It is very hard to find a game in which kids can expect to compete with adults, but Sherlock (Playroom Entertainment, 1999) is one of them. It is strictly a memory game, but it uses a much more interesting mechanism than classic memory games (such as “concentration”).
Sherlock consists of a deck of cards (see pic below), which depict a simple iconic image, a number, and an arrow. There is one “Sherlock” card used as a starter. The illustrations are clear and attractive, and geared toward children’s tastes without being too babyish.
The game is played by dealing 8 cards to the center of the table in a circle. Players have a chance to memorize the identity of each card.
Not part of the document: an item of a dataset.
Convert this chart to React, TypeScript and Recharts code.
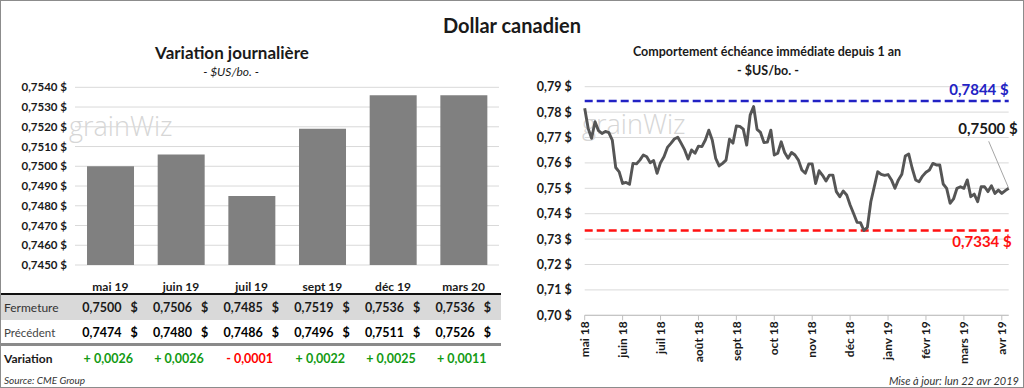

If necessary, an adult can be handicapped by getting less time to memorize at this point. When players are ready, the cards are turned face-down, and the Sherlock card is laid down next to one card, which is to serve as the starting point.
On a turn, a player must accurately identify the card adjacent to the Sherlock card; if wrong, the player who missed it chooses a new spot for the Sherlock card and play passes to the next player. If the guess is correct, that card is left face-up and the number and arrow on the card indicates the direction and number of cards to jump to. In the example below, the guessing player identified and turned over the pail first (note the Sherlock card above it), moved one to the right and identified and turned over the cherries, then moved three to the left and identified and turned over the comb, and so on. The turn ends when a player guesses long enough that they end up on a card that they have already turned over. In the example below, the chair indicates a move two spaces to the right, which would be the already turned comb. The guessing player wins that card and replaces it – first for all to see, and then face down. The other cards are turned back to face-down, and the Sherlock card is moved to a new spot for the next player. The first to collect 5 cards is the winner!
Since Sherlock is a kid’s game, it’s simple, but it is still a nice challenging game for adults to play with their kids. It even offers a great opportunity to observe and assist kids as they discover and implement memory strategies – which can end up being useful throughout school and life in general.
I highly recommend this game for any child (5 and up), and any family with children. Most people who have played will tell you it’s more fun than they expected, as it was for me. So buy this game – it’s quick, it’s easy, and it’s fun!